Copy each line below that contains "this".

# # #

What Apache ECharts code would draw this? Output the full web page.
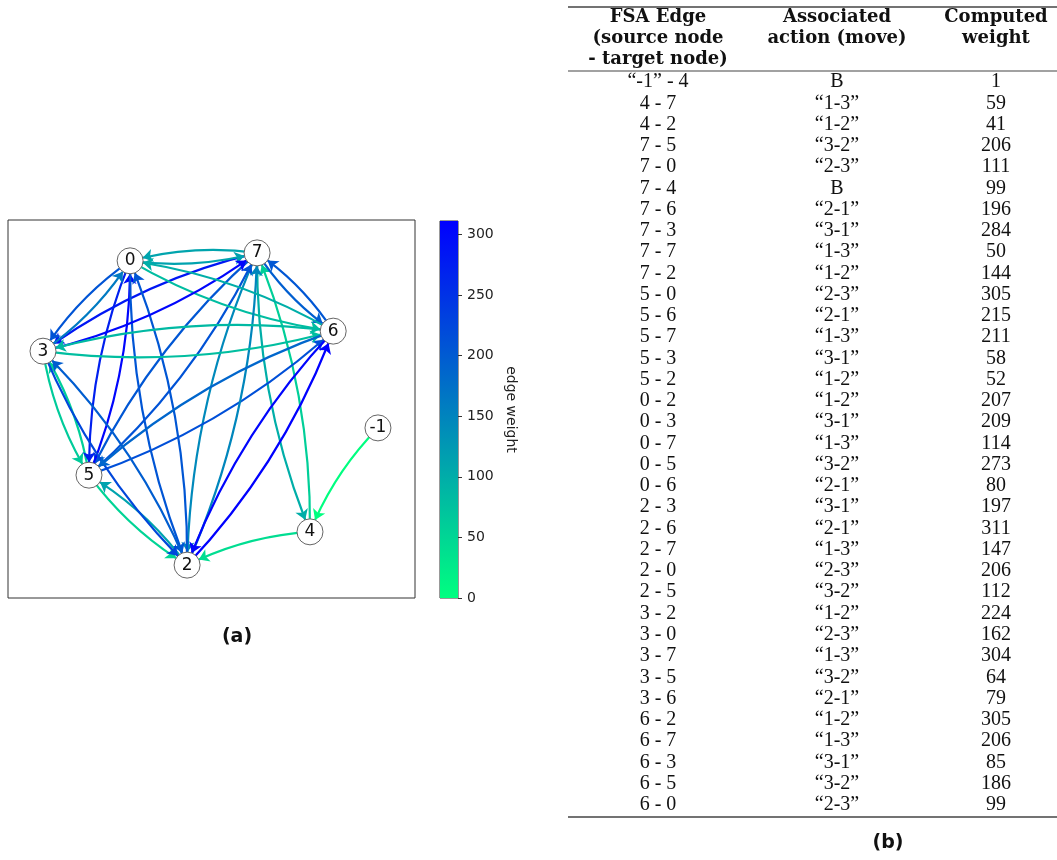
<!DOCTYPE html>
<html><head><meta charset="utf-8">
<script src="https://cdn.jsdelivr.net/npm/echarts@6/dist/echarts.min.js"></script>
<style>html,body{margin:0;padding:0;background:#fff}#main{width:1057px;height:860px}</style>
</head><body><div id="main"></div>
<script>
// ---- data ----
const nodeNames = ['0', '7', '6', '3', '5', '2', '4', '-1'];
// graph layout positions (unitless layout space 0..1)
const nodeX = [0.300, 0.612, 0.799, 0.086, 0.199, 0.440, 0.742, 0.909];
const nodeY = [0.892, 0.913, 0.706, 0.653, 0.325, 0.087, 0.175, 0.450];

const edgeSource = ['-1','4','4','7','7','7','7','7','7','7','5','5','5','5','5','0','0','0','0','0','2','2','2','2','2','3','3','3','3','3','6','6','6','6','6'];
const edgeTarget = ['4','7','2','5','0','4','6','3','7','2','0','6','7','3','2','2','3','7','5','6','3','6','7','0','5','2','0','7','5','6','2','7','3','5','0'];
const edgeAction = ['B','1-3','1-2','3-2','2-3','B','2-1','3-1','1-3','1-2','2-3','2-1','1-3','3-1','1-2','1-2','3-1','1-3','3-2','2-1','3-1','2-1','1-3','2-3','3-2','1-2','2-3','1-3','3-2','2-1','1-2','1-3','3-1','3-2','2-3'];
const edgeWeight = [1,59,41,206,111,99,196,284,50,144,305,215,211,58,52,207,209,114,273,80,197,311,147,206,112,224,162,304,64,79,305,206,85,186,99];

const colorbarMin = 0;
const colorbarMax = 311;
const colorbarStep = 50;
const colorLow = '#00ff80';   // winter_r low end
const colorHigh = '#0000ff';  // winter_r high end

const headerCol1 = ['FSA Edge', '(source node', '- target node)'];
const headerCol2 = ['Associated', 'action (move)'];
const headerCol3 = ['Computed', 'weight'];

// ---- build ----
const chart = echarts.init(document.getElementById('main'), null, {renderer: 'canvas'});

function edgeColor(w) {
  return echarts.color.lerp((w - colorbarMin) / (colorbarMax - colorbarMin), [colorLow, colorHigh]);
}

const nodes = nodeNames.map((n, i) => ({name: n, value: [nodeX[i], nodeY[i]]}));
const links = [];
edgeSource.forEach((s, i) => {
  if (s === edgeTarget[i]) return; // self-loop not drawn
  links.push({source: s, target: edgeTarget[i], value: edgeWeight[i],
    lineStyle: {color: edgeColor(edgeWeight[i])}});
});

// table graphics
const graphics = [];
const ruleX1 = 568, ruleX2 = 1057;
[[7, 1.6], [71, 1.1], [817, 1.6]].forEach(([y, w]) => {
  graphics.push({type: 'line', shape: {x1: ruleX1, y1: y, x2: ruleX2, y2: y},
    style: {stroke: '#444', lineWidth: w}, silent: true});
});
const colX = [658, 837, 996];
const headerY0 = 17, lineH = 21.26;
const headerFont = {fontFamily: 'DejaVu Serif', fontWeight: 'bold', fontSize: 18};
[headerCol1, headerCol2, headerCol3].forEach((col, c) => {
  col.forEach((t, r) => {
    graphics.push({type: 'text', silent: true, style: Object.assign({
      text: t, x: colX[c], y: headerY0 + r * lineH, align: 'center', verticalAlign: 'middle',
      fill: '#111'}, headerFont)});
  });
});
const rowY0 = 82;
const bodyFont = {fontFamily: 'Liberation Serif', fontSize: 20};
const q = s => '\u201c' + s + '\u201d';
edgeSource.forEach((s, i) => {
  const c1 = (s === '-1' ? q(s) : s) + ' - ' + edgeTarget[i];
  const c2 = edgeAction[i] === 'B' ? 'B' : q(edgeAction[i]);
  const c3 = String(edgeWeight[i]);
  [c1, c2, c3].forEach((t, c) => {
    graphics.push({type: 'text', silent: true, style: Object.assign({
      text: t, x: colX[c], y: rowY0 + i * lineH, align: 'center', verticalAlign: 'middle',
      fill: '#111'}, bodyFont)});
  });
});
// panel captions
graphics.push({type: 'text', silent: true, style: {text: '(a)', x: 237, y: 637, align: 'center',
  verticalAlign: 'middle', fontFamily: 'DejaVu Sans', fontWeight: 'bold', fontSize: 19, fill: '#111'}});
graphics.push({type: 'text', silent: true, style: {text: '(b)', x: 888, y: 843, align: 'center',
  verticalAlign: 'middle', fontFamily: 'DejaVu Sans', fontWeight: 'bold', fontSize: 19, fill: '#111'}});

const option = {
  backgroundColor: '#fff',
  animation: false,
  grid: [
    {left: 8, top: 220, width: 407, height: 378, show: true, borderColor: '#333', borderWidth: 1, backgroundColor: '#fff'},
    {left: 440, top: 221, width: 18, height: 377, show: true, borderColor: '#333', borderWidth: 1}
  ],
  xAxis: [
    {type: 'value', gridIndex: 0, min: 0, max: 1, show: false},
    {type: 'category', gridIndex: 1, data: [''], show: false}
  ],
  yAxis: [
    {type: 'value', gridIndex: 0, min: 0, max: 1, show: false},
    {type: 'value', gridIndex: 1, min: colorbarMin, max: colorbarMax, interval: colorbarStep, position: 'right',
      axisLine: {show: false}, splitLine: {show: false},
      axisTick: {show: true, length: 4, lineStyle: {color: '#333', width: 1}},
      axisLabel: {show: true, margin: 9, fontSize: 14, color: '#222', fontFamily: 'DejaVu Sans', showMaxLabel: false},
      name: 'edge weight', nameLocation: 'middle', nameRotate: -90, nameGap: 46,
      nameTextStyle: {fontSize: 14, color: '#222', fontFamily: 'DejaVu Sans'}}
  ],
  graphic: graphics,
  series: [
    {
      type: 'bar', xAxisIndex: 1, yAxisIndex: 1, silent: true, barWidth: '100%',
      data: [colorbarMax],
      itemStyle: {color: new echarts.graphic.LinearGradient(0, 1, 0, 0, [
        {offset: 0, color: colorLow}, {offset: 1, color: colorHigh}])}
    },
    {
      type: 'graph', coordinateSystem: 'cartesian2d', xAxisIndex: 0, yAxisIndex: 0,
      layout: 'none', silent: true,
      symbol: 'circle', symbolSize: 26,
      itemStyle: {color: '#fff', borderColor: '#666', borderWidth: 1},
      label: {show: true, position: 'inside', fontSize: 17, color: '#111', fontFamily: 'DejaVu Sans'},
      edgeSymbol: ['none', 'arrow'], edgeSymbolSize: [0, 10],
      lineStyle: {width: 2.2, curveness: -0.1, opacity: 1},
      data: nodes,
      links: links
    }
  ]
};
chart.setOption(option);
</script>
</body></html>
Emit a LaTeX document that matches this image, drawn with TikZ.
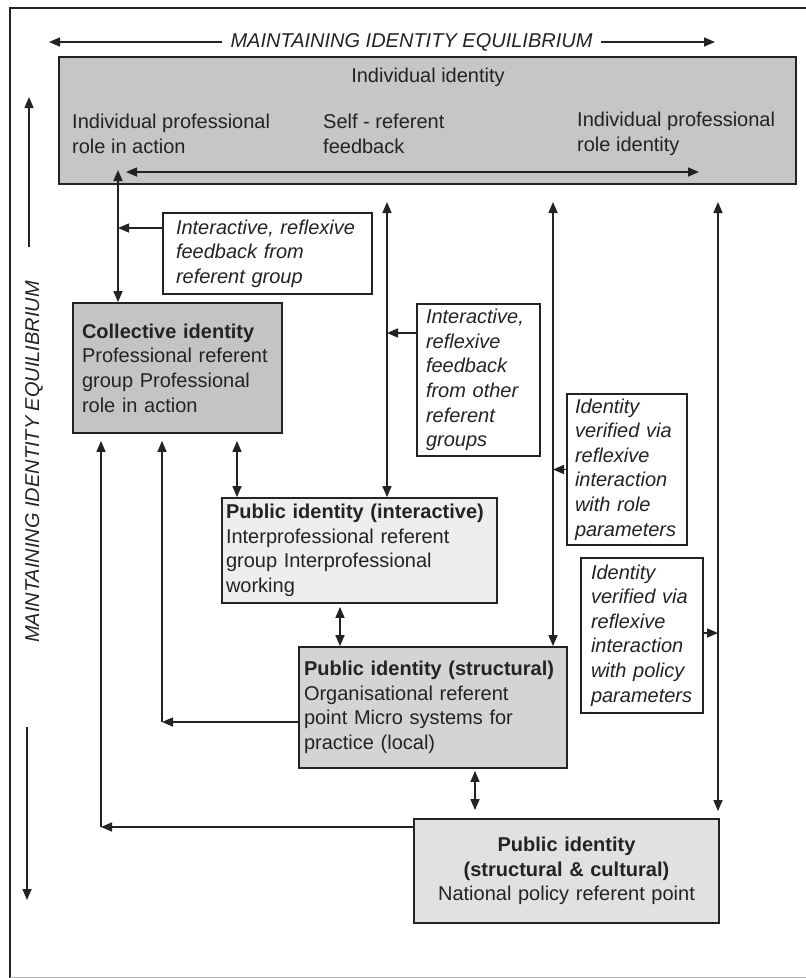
\documentclass[tikz,border=0pt]{standalone}
\usepackage{fontspec}
\setmainfont{Liberation Sans}
\usetikzlibrary{arrows.meta,calc}
\definecolor{ink}{RGB}{35,35,35}
\definecolor{gA}{RGB}{198,198,198}
\definecolor{gB}{RGB}{196,196,196}
\definecolor{gC}{RGB}{238,238,238}
\definecolor{gD}{RGB}{212,212,212}
\definecolor{gE}{RGB}{225,225,225}
\newcommand\dgfs{\fontsize{20}{24.6}\selectfont}
\begin{document}
\begin{tikzpicture}[x=1pt,y=-1pt,
  >={Triangle[length=11pt,width=9pt]},
  every node/.style={font=\dgfs, text=ink},
  box/.style={draw=ink, line width=1.8pt, inner ysep=2pt, align=left},
  fbox/.style={box, fill=white, font=\dgfs\itshape},
  conn/.style={draw=ink, line width=1.5pt},
  lbl/.style={inner sep=0pt, align=left}
]
\useasboundingbox (0,0) rectangle (806,978);
% frame
\draw[ink, line width=1.3pt] (10,978) -- (10,8) -- (806,8);
\draw[ink!35, line width=1pt] (10,977) -- (806,977);

% top title
\node[font=\dgfs\itshape, inner xsep=8pt] (ttl) at (411.5,42) {MAINTAINING IDENTITY EQUILIBRIUM};
\coordinate (tl) at (49,42);
\coordinate (tr) at (715,42);
\draw[conn,->] (ttl.west) -- (tl);
\draw[conn,->] (ttl.east) -- (tr);

% left title
\node[font=\dgfs\itshape, rotate=90] (ltl) at (34,462) {MAINTAINING IDENTITY EQUILIBRIUM};
\coordinate (lu1) at (29,247);
\coordinate (lu2) at (29,97);
\coordinate (ld1) at (27,727);
\coordinate (ld2) at (27,900);
\draw[conn,->] (lu1) -- (lu2);
\draw[conn,->] (ld1) -- (ld2);

% individual identity
\node[box, fill=gA, minimum width=737pt, minimum height=127pt] (ind) at (427.5,120.5) {};
\node[anchor=base, inner sep=0pt] (indt) at (428,82) {Individual identity};
\node[lbl, anchor=west] (ind1) at (72,134) {Individual professional\\role in action};
\node[lbl, anchor=west] (ind2) at (323,134) {Self - referent\\feedback};
\node[lbl, anchor=west] (ind3) at (577,134) {Individual professional\\role identity};
\coordinate (ia1) at (126,172);
\coordinate (ia2) at (699,172);
\draw[conn,<->] (ia1) -- (ia2);

% feedback boxes
\node[fbox, text width=183pt, inner xsep=13pt, minimum height=81pt] (fb1) at (267.5,253.5)
  {Interactive, reflexive\\feedback from\\referent group};
\node[fbox, text width=105pt, inner xsep=9pt, minimum height=152pt] (fb2) at (478.5,380)
  {Interactive,\\reflexive\\feedback\\from other\\referent\\groups};
\node[fbox, text width=104pt, inner xsep=8pt, minimum height=151pt] (fb3) at (627,469.5)
  {Identity\\verified via\\reflexive\\interaction\\with role\\parameters};
\node[fbox, text width=102pt, inner xsep=10pt, minimum height=155pt] (fb4) at (642,635.5)
  {Identity\\verified via\\reflexive\\interaction\\with policy\\parameters};

% identity boxes
\node[box, fill=gB, text width=191pt, inner xsep=9pt, minimum height=130pt] (coll) at (177.5,368)
  {\textbf{Collective identity}\\Professional referent\\group Professional\\role in action};
\node[box, fill=gC, text width=267pt, inner xsep=4pt, minimum height=105pt] (pint) at (359.5,550.5)
  {\textbf{Public identity (interactive)}\\Interprofessional referent\\group Interprofessional\\working};
\node[box, fill=gD, text width=258pt, inner xsep=5pt, minimum height=121pt] (pstr) at (433,707.5)
  {\textbf{Public identity (structural)}\\Organisational referent\\point Micro systems for\\practice (local)};
\node[box, fill=gE, text width=289pt, inner xsep=8pt, minimum height=104pt, align=center] (nat) at (566.5,871)
  {\textbf{Public identity}\\\textbf{(structural \& cultural)}\\National policy referent point};

% column coordinates
\coordinate (x118) at (118,170);
\coordinate (x387) at (387,202);
\coordinate (x553) at (553,202);
\coordinate (x719) at (718,202);
\coordinate (x100) at (101,0);
\coordinate (x162) at (162,0);
\coordinate (x237) at (237,0);
\coordinate (x340) at (340,0);
\coordinate (x475) at (475,0);

% connectors
\draw[conn,<->] (x118) -- (coll.north -| x118);
\coordinate (f1a) at ([yshift=25.5pt]fb1.west);
\draw[conn,->] (f1a) -- (f1a -| x118);

\draw[conn,<->] (x387) -- (pint.north -| x387);
\coordinate (f2a) at ([yshift=47pt]fb2.west);
\draw[conn,->] (f2a) -- (f2a -| x387);

\draw[conn,<->] (x553) -- (pstr.north -| x553);
\draw[conn,->] (fb3.west) -- (fb3.west -| x553);

\draw[conn,<->,shorten >=7pt] (x719) -- (nat.north -| x719);
\coordinate (f4a) at ([yshift=2.5pt]fb4.east);
\draw[conn,->] (f4a) -- (f4a -| x719);

\draw[conn,<->,shorten <=7pt] (coll.south -| x237) -- (pint.north -| x237);
\draw[conn,<->,shorten <=3pt] (pint.south -| x340) -- (pstr.north -| x340);
\draw[conn,<->,shorten <=2pt,shorten >=8pt] (pstr.south -| x475) -- (nat.north -| x475);

\coordinate (psa) at ([yshift=-14.5pt]pstr.west);
\draw[conn,->] (psa) -- (psa -| x162);
\draw[conn,->,shorten >=7pt] (psa -| x162) -- (coll.south -| x162);

\coordinate (nta) at ([yshift=44pt]nat.west);
\draw[conn,->] (nta) -- (nta -| x100);
\draw[conn,->,shorten >=7pt] (nta -| x100) -- (coll.south -| x100);
\end{tikzpicture}
\end{document}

# # #

> EXERCISE RESPONSE:
What Apache ECharts code would draw this? Output the full web page.
Emit a LaTeX document that matches this image, drawn with TikZ.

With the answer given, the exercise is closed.